A common way to "brainstorm" is to compare the problem you are working on to some other completely unrelated item. We were doing some brainstorming at work and I came up with this as a way to illustrate this approach.
Gilligans Island
-- How do they get such great battery life on their portable radio?
-- The Professor does some great engineering, but Gilligan always
manages to mess it up in the implementation.
-- Sophisticated, modern appliances get kludged together out of
sand and cellulose.
-- You think the installation is going to be a three-hour cruise around
Hawaii, but you end up marooned on a desert island instead.
-- Who's driving the industry? Is it the rich guy? The smart engineer?
The movie industry?
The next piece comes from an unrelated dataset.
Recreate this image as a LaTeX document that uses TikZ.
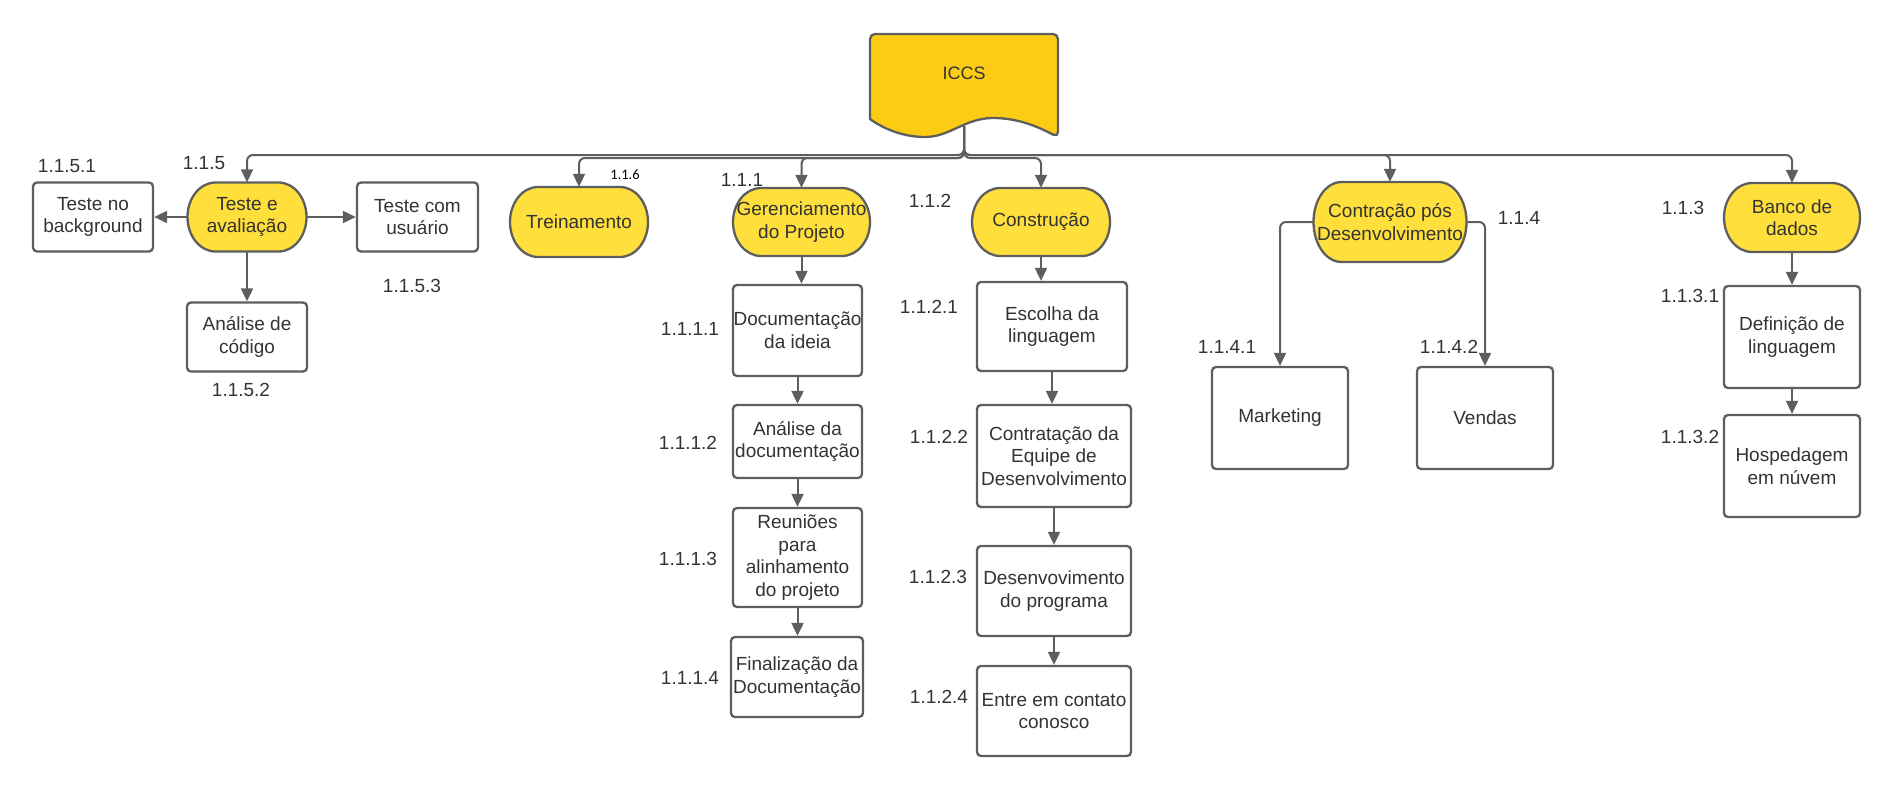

Or are these folks really all just marooned
together without the slightest idea of how it happened?
Bewitched
-- There's a great deal of magic involved, but everyone tries to deny it.
-- Who is stranger? The folks with the magic, or the advertising
executives?
-- Slavish devotion to career and conformity seems kind of weird with all
this magic floating around.
I Dream of Jeanie
-- It is rocket science, after all.
Patty Duke Show
-- They look compatible, but they really aren't.
Brady Bunch
-- Mergers in the computer industry can be very funny, too.
McHales Navy
-- Which is worse: Upper management, or the threat of Japanese competition?